─── MATERIAL SUPPLIED
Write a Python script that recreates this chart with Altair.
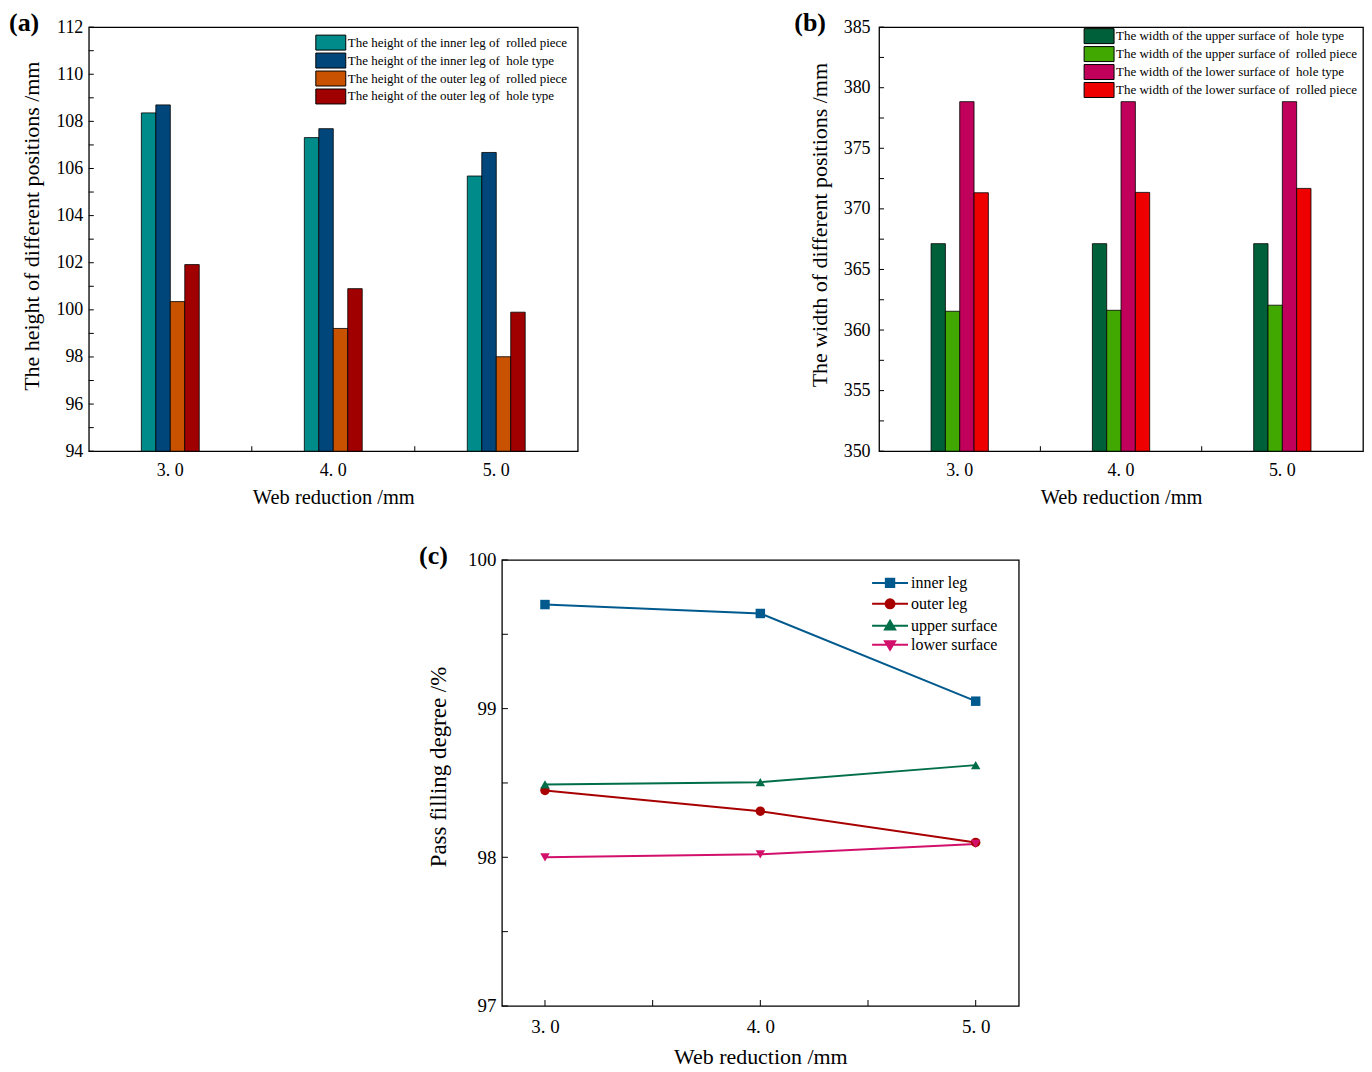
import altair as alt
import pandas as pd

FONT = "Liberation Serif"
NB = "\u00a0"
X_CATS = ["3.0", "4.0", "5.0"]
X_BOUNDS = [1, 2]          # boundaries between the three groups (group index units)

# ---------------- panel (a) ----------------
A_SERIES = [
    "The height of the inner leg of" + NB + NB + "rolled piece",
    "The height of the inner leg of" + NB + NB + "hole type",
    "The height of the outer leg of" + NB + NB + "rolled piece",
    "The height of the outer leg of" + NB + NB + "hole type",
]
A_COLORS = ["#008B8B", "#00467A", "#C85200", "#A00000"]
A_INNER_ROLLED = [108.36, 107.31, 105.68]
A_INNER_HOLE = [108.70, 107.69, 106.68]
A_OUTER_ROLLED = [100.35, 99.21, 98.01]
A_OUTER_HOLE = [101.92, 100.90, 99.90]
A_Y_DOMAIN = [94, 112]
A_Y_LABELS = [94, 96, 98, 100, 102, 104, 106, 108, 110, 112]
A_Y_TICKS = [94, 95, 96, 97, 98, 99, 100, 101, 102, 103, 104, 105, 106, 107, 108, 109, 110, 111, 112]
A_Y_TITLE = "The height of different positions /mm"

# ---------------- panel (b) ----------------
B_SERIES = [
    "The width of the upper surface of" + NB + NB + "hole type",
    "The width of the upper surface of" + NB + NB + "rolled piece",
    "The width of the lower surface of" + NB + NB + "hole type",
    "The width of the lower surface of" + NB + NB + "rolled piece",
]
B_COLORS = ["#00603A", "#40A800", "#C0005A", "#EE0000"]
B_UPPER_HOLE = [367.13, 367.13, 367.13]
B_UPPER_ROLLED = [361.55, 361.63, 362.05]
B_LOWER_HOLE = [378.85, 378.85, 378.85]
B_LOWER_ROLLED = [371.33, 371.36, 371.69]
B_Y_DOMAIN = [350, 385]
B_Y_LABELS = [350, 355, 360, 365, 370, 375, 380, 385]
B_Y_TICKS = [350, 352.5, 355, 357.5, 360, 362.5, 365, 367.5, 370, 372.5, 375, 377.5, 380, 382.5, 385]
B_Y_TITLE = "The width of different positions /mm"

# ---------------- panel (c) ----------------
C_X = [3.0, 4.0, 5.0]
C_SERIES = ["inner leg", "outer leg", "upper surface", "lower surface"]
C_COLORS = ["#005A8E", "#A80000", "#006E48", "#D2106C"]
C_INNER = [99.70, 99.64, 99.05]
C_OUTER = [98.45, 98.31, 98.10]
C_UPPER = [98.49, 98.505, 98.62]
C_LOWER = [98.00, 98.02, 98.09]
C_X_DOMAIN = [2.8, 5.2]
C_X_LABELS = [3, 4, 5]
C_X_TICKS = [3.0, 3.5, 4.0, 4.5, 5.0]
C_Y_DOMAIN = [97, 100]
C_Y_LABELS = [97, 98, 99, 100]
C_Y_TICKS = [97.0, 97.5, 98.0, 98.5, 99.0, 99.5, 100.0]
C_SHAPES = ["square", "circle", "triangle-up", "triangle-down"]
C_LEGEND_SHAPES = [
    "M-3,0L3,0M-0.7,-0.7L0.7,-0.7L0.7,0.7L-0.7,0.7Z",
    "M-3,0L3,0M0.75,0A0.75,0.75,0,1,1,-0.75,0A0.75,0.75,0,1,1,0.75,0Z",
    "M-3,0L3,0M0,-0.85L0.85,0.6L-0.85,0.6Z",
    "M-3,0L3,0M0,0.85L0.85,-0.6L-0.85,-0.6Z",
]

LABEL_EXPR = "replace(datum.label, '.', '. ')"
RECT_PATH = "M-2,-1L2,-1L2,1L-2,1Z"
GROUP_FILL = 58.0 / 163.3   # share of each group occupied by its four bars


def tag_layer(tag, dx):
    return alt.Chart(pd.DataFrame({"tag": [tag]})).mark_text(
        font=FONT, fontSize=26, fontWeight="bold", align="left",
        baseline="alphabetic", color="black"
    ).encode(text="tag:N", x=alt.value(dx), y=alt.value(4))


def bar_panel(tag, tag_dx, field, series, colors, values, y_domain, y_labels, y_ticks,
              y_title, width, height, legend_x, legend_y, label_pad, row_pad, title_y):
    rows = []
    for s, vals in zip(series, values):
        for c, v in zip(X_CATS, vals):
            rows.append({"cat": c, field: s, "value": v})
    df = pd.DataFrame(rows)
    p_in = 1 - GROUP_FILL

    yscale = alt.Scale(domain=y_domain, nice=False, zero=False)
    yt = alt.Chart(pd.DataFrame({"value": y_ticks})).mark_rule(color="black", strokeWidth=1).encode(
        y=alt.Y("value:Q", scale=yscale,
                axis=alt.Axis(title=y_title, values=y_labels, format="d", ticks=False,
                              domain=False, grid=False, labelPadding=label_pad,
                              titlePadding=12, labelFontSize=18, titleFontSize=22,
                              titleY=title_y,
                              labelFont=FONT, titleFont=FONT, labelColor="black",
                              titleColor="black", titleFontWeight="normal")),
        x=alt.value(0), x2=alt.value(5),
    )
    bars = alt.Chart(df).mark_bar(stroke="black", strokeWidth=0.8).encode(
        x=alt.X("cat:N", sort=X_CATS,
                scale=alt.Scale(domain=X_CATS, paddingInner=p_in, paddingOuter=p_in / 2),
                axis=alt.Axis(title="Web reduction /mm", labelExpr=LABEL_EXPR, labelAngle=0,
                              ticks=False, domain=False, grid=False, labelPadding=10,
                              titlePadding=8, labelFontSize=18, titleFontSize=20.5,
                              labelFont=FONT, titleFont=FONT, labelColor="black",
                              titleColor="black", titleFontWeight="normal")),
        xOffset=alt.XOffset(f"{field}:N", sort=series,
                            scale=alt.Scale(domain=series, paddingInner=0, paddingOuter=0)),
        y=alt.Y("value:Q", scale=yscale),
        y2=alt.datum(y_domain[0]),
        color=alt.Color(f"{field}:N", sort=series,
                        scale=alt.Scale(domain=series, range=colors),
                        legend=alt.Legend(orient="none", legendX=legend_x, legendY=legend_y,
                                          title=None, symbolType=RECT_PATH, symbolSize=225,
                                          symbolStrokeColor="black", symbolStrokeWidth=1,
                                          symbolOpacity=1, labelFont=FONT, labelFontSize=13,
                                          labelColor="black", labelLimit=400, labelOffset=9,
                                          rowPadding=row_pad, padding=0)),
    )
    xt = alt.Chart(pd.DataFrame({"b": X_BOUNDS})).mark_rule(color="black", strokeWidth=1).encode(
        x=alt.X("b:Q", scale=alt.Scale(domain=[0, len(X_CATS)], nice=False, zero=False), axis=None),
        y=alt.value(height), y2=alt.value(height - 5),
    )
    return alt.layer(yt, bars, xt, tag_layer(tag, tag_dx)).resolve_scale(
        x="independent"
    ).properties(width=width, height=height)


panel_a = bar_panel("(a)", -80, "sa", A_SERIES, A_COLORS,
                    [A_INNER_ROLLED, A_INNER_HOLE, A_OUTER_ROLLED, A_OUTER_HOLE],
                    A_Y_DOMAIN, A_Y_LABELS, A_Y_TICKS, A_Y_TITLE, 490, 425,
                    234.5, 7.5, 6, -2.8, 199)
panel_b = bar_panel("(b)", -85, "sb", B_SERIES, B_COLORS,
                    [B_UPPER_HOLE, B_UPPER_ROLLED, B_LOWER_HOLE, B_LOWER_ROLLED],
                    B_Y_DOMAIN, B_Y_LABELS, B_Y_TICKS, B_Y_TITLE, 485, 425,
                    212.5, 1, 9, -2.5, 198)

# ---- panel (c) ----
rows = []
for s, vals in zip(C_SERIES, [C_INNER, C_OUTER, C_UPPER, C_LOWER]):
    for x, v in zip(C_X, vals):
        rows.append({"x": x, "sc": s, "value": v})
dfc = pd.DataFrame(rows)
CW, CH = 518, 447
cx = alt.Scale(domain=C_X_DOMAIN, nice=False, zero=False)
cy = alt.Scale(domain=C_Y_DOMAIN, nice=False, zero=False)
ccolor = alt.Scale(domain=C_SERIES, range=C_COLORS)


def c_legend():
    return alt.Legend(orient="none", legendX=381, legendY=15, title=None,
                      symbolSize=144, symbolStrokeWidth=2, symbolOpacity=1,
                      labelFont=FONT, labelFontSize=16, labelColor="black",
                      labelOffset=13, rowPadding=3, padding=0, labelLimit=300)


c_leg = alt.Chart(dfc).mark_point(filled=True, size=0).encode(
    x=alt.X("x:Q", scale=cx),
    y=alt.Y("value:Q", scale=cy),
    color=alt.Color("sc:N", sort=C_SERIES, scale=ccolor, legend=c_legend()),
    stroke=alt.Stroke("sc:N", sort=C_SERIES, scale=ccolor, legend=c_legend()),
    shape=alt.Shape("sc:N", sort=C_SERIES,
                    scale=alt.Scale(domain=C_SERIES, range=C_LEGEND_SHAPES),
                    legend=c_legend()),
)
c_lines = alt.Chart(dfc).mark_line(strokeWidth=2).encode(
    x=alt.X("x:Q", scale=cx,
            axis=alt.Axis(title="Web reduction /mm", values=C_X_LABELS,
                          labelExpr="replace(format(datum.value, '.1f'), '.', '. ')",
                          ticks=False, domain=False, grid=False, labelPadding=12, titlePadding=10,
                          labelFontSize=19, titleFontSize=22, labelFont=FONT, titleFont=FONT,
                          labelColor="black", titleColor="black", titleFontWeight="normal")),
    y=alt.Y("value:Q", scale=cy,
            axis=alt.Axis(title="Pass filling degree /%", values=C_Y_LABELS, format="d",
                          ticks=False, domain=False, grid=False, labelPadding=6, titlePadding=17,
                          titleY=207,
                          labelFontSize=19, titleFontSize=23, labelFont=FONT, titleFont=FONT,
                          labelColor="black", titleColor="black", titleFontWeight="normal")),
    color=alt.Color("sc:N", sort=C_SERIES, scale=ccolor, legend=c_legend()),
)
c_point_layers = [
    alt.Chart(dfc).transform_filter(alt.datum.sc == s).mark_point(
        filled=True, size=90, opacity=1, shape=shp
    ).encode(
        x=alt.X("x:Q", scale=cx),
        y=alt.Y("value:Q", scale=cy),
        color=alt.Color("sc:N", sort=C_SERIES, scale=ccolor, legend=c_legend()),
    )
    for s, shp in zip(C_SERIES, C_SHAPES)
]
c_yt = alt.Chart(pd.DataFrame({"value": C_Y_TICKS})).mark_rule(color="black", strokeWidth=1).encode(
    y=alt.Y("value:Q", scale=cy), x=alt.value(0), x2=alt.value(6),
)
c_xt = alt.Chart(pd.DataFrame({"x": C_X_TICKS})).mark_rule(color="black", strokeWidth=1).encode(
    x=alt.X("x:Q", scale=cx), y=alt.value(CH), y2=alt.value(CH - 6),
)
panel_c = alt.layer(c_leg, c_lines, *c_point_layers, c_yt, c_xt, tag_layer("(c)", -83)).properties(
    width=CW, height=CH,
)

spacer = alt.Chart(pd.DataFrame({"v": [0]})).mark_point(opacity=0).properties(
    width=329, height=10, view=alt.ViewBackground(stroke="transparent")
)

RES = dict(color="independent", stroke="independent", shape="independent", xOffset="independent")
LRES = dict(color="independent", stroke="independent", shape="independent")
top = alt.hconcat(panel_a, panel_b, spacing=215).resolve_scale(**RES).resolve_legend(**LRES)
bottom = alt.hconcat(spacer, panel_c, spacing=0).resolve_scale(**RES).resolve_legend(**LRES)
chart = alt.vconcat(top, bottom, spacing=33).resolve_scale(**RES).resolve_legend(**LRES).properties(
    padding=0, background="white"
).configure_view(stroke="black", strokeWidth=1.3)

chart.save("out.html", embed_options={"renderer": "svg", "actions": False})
──────
─── MATERIAL SUPPLIED
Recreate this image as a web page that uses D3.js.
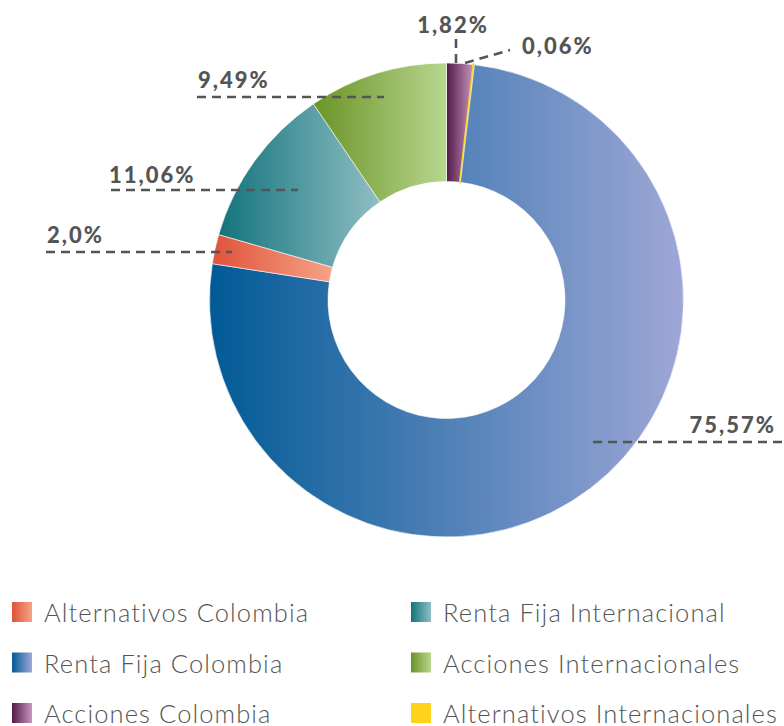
──────
─── MATERIAL SUPPLIED
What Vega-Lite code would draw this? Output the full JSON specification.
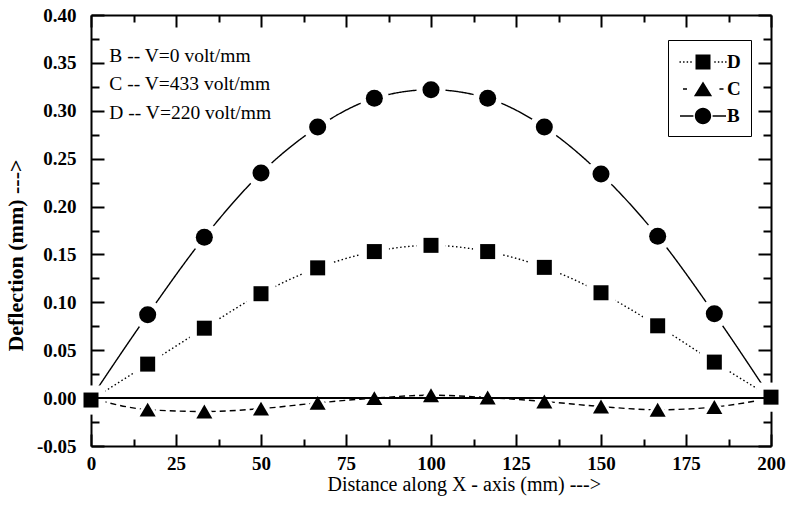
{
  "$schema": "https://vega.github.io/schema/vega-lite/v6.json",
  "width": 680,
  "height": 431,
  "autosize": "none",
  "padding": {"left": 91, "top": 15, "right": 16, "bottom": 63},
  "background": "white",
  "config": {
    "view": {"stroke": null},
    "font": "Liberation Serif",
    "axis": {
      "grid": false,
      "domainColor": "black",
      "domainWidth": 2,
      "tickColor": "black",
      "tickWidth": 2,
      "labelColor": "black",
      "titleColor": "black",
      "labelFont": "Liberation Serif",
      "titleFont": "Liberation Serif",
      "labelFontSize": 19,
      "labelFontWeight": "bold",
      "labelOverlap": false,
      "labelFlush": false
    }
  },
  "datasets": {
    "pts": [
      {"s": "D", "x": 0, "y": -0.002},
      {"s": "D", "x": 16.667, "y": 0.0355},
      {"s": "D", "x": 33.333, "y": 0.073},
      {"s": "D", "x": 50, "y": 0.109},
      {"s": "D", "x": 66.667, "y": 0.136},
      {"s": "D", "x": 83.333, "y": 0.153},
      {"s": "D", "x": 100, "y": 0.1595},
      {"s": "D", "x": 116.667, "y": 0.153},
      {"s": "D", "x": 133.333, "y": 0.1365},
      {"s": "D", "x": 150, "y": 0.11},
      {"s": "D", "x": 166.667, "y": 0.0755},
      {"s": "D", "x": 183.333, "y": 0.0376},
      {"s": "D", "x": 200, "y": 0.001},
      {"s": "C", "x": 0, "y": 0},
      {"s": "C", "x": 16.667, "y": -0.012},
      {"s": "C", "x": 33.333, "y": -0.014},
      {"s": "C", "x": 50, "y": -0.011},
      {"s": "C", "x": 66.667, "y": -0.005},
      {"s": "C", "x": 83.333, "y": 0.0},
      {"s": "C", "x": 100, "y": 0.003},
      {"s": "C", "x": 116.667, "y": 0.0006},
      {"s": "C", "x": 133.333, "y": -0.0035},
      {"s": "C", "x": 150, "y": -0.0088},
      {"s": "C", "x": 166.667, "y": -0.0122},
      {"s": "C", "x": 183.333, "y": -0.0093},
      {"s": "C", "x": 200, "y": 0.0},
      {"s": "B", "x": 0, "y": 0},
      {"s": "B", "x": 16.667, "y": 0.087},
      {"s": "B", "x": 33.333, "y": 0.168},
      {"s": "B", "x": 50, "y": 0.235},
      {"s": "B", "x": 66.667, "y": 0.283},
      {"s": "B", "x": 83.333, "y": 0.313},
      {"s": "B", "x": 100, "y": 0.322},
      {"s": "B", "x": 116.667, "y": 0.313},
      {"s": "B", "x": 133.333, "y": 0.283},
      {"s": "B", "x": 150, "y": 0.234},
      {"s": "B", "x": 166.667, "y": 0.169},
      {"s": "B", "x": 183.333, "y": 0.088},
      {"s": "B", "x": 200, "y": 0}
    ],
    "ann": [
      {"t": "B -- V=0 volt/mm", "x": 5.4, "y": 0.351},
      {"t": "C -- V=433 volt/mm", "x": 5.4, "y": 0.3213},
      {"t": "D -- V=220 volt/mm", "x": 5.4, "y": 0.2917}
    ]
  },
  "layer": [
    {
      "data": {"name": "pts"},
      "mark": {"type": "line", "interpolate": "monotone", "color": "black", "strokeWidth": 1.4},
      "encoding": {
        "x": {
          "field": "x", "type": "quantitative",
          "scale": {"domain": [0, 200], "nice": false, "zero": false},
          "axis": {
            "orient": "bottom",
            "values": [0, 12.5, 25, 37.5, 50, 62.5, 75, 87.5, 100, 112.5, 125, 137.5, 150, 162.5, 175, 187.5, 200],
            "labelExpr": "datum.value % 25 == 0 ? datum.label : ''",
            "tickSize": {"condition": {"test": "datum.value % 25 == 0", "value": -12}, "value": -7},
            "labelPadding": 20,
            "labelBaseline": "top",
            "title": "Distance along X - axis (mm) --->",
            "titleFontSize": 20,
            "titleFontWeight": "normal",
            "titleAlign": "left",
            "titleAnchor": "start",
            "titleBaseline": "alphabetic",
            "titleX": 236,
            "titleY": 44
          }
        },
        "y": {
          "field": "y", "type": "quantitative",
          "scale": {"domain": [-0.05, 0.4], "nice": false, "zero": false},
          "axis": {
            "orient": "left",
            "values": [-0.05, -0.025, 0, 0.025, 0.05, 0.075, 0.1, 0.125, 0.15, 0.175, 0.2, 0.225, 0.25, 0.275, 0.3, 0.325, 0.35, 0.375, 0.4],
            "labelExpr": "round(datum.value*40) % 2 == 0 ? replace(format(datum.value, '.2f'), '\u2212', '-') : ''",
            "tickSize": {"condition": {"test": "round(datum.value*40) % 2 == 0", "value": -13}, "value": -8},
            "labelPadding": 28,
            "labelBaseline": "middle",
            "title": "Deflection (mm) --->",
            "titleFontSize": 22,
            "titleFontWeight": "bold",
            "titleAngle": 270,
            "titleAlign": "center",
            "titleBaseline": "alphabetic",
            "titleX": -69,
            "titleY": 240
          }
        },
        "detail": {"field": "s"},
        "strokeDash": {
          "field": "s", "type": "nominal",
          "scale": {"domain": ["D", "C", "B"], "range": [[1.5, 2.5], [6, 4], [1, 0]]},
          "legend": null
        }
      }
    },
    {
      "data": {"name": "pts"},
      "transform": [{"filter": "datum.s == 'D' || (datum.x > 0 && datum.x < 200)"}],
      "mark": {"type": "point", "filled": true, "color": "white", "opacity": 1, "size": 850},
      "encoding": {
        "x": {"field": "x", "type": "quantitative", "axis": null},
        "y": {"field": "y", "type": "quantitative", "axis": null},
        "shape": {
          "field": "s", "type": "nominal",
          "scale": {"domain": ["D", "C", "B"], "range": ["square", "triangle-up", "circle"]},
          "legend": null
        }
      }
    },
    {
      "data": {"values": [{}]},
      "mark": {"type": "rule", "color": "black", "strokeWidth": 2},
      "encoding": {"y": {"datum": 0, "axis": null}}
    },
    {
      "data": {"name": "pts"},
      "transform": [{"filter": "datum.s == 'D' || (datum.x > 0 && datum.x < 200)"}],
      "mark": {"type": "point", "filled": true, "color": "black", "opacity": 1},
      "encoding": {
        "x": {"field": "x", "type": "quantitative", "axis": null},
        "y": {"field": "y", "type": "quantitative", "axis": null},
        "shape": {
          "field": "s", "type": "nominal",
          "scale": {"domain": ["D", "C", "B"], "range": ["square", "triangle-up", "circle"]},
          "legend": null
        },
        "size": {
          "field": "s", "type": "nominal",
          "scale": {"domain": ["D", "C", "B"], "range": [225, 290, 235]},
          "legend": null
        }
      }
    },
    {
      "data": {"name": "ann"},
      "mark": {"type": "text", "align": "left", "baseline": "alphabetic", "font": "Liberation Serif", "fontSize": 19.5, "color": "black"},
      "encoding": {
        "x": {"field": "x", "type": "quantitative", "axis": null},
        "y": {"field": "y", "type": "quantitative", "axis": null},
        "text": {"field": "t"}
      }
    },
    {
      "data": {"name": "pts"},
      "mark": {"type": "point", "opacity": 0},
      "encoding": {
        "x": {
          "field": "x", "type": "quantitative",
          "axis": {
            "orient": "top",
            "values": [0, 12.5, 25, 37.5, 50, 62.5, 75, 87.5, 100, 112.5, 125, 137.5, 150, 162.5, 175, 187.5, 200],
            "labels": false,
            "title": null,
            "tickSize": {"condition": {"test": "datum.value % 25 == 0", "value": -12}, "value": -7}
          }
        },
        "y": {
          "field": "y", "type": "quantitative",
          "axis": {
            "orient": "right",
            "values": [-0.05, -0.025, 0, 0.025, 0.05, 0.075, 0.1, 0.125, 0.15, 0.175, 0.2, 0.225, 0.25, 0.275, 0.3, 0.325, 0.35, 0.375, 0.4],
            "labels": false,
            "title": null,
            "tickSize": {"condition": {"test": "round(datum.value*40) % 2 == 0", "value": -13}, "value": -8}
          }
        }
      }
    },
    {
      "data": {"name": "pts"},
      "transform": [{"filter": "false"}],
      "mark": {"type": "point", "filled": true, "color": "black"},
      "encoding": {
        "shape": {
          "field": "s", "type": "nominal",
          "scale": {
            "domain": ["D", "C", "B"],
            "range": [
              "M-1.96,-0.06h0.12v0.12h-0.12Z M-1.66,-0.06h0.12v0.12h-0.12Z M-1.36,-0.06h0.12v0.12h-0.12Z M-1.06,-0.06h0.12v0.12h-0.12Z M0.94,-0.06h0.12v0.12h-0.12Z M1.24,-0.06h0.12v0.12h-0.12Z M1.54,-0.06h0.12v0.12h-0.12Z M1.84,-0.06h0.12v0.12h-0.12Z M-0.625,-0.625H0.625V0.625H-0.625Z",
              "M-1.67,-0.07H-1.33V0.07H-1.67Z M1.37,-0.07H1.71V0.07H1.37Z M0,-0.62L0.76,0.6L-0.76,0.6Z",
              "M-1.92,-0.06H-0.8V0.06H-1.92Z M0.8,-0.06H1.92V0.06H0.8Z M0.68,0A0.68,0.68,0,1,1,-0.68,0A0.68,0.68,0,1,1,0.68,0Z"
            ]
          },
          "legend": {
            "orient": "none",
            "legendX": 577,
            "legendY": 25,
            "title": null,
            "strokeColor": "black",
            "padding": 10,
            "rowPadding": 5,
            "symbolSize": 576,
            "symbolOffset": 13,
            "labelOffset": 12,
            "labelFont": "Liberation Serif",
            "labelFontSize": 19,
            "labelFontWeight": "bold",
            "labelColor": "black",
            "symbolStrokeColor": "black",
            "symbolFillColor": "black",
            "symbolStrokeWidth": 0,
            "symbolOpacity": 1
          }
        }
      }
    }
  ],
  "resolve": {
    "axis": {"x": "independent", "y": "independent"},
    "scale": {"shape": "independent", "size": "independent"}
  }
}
──────
Repeat the lines above exactly, beginning with the one containing "Write a Python" and finishing with the one containing "X_BOUNDS = [1, 2]". No pictures belong in the copy.

Write a Python script that recreates this chart with Altair.
import altair as alt
import pandas as pd

FONT = "Liberation Serif"
NB = "\u00a0"
X_CATS = ["3.0", "4.0", "5.0"]
X_BOUNDS = [1, 2]          # boundaries between the three groups (group index units)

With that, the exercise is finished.